* Set problem: Print the listing in its entirety and exactly, leaving out images.

* Dataset extract:
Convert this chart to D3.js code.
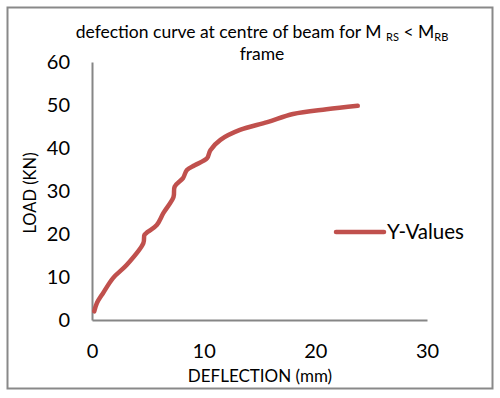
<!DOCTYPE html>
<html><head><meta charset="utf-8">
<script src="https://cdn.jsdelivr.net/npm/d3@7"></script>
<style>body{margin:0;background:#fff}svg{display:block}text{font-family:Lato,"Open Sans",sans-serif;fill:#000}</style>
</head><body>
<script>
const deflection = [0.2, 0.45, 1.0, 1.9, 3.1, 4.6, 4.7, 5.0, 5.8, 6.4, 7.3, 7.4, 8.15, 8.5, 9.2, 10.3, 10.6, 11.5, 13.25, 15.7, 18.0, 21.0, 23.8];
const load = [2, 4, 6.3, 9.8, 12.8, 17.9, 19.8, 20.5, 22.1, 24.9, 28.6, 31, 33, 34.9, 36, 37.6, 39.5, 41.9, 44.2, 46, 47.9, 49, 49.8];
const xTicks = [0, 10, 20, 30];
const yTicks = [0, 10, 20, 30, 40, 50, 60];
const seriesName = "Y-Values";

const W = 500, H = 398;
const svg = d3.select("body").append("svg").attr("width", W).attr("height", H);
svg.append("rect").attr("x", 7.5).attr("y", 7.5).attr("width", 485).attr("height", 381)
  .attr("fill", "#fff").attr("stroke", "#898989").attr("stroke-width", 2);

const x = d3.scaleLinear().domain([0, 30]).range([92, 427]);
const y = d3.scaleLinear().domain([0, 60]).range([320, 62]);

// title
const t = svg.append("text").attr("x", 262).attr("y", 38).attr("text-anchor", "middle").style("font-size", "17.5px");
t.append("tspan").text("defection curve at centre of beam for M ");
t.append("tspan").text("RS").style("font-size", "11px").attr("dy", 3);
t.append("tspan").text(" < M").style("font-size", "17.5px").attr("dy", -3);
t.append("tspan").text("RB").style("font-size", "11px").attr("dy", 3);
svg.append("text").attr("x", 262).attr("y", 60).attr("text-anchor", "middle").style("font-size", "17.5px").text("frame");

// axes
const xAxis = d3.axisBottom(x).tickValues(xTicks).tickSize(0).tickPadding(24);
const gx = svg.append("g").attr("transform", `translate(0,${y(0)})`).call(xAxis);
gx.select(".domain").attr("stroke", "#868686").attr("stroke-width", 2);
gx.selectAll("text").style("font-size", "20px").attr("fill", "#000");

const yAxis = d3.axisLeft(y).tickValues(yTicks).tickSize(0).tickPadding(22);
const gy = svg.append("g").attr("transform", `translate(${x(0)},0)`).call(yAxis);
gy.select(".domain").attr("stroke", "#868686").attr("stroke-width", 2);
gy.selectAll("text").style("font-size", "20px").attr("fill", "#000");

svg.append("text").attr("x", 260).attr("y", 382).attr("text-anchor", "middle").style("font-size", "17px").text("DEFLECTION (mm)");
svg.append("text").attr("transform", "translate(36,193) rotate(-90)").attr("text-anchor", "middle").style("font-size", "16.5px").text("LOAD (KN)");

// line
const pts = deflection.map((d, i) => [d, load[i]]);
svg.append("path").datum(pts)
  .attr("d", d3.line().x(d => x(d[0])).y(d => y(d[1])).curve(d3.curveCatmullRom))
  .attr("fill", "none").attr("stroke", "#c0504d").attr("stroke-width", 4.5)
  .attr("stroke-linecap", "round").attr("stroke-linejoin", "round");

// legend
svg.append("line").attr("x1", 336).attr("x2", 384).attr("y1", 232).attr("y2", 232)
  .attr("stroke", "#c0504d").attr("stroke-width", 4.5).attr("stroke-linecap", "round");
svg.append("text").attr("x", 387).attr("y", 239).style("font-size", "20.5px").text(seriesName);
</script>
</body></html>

* Exercise solution:
Convert this chart to D3.js code.
<!DOCTYPE html>
<html><head><meta charset="utf-8">
<script src="https://cdn.jsdelivr.net/npm/d3@7"></script>
<style>body{margin:0;background:#fff}svg{display:block}text{font-family:Lato,"Open Sans",sans-serif;fill:#000}</style>
</head><body>
<script>
const deflection = [0.2, 0.45, 1.0, 1.9, 3.1, 4.6, 4.7, 5.0, 5.8, 6.4, 7.3, 7.4, 8.15, 8.5, 9.2, 10.3, 10.6, 11.5, 13.25, 15.7, 18.0, 21.0, 23.8];
const load = [2, 4, 6.3, 9.8, 12.8, 17.9, 19.8, 20.5, 22.1, 24.9, 28.6, 31, 33, 34.9, 36, 37.6, 39.5, 41.9, 44.2, 46, 47.9, 49, 49.8];
const xTicks = [0, 10, 20, 30];
const yTicks = [0, 10, 20, 30, 40, 50, 60];
const seriesName = "Y-Values";

const W = 500, H = 398;
const svg = d3.select("body").append("svg").attr("width", W).attr("height", H);
svg.append("rect").attr("x", 7.5).attr("y", 7.5).attr("width", 485).attr("height", 381)
  .attr("fill", "#fff").attr("stroke", "#898989").attr("stroke-width", 2);

const x = d3.scaleLinear().domain([0, 30]).range([92, 427]);
const y = d3.scaleLinear().domain([0, 60]).range([320, 62]);

// title
const t = svg.append("text").attr("x", 262).attr("y", 38).attr("text-anchor", "middle").style("font-size", "17.5px");
t.append("tspan").text("defection curve at centre of beam for M ");
t.append("tspan").text("RS").style("font-size", "11px").attr("dy", 3);
t.append("tspan").text(" < M").style("font-size", "17.5px").attr("dy", -3);
t.append("tspan").text("RB").style("font-size", "11px").attr("dy", 3);
svg.append("text").attr("x", 262).attr("y", 60).attr("text-anchor", "middle").style("font-size", "17.5px").text("frame");

// axes
const xAxis = d3.axisBottom(x).tickValues(xTicks).tickSize(0).tickPadding(24);
const gx = svg.append("g").attr("transform", `translate(0,${y(0)})`).call(xAxis);
gx.select(".domain").attr("stroke", "#868686").attr("stroke-width", 2);
gx.selectAll("text").style("font-size", "20px").attr("fill", "#000");

const yAxis = d3.axisLeft(y).tickValues(yTicks).tickSize(0).tickPadding(22);
const gy = svg.append("g").attr("transform", `translate(${x(0)},0)`).call(yAxis);
gy.select(".domain").attr("stroke", "#868686").attr("stroke-width", 2);
gy.selectAll("text").style("font-size", "20px").attr("fill", "#000");

svg.append("text").attr("x", 260).attr("y", 382).attr("text-anchor", "middle").style("font-size", "17px").text("DEFLECTION (mm)");
svg.append("text").attr("transform", "translate(36,193) rotate(-90)").attr("text-anchor", "middle").style("font-size", "16.5px").text("LOAD (KN)");

// line
const pts = deflection.map((d, i) => [d, load[i]]);
svg.append("path").datum(pts)
  .attr("d", d3.line().x(d => x(d[0])).y(d => y(d[1])).curve(d3.curveCatmullRom))
  .attr("fill", "none").attr("stroke", "#c0504d").attr("stroke-width", 4.5)
  .attr("stroke-linecap", "round").attr("stroke-linejoin", "round");

// legend
svg.append("line").attr("x1", 336).attr("x2", 384).attr("y1", 232).attr("y2", 232)
  .attr("stroke", "#c0504d").attr("stroke-width", 4.5).attr("stroke-linecap", "round");
svg.append("text").attr("x", 387).attr("y", 239).style("font-size", "20.5px").text(seriesName);
</script>
</body></html>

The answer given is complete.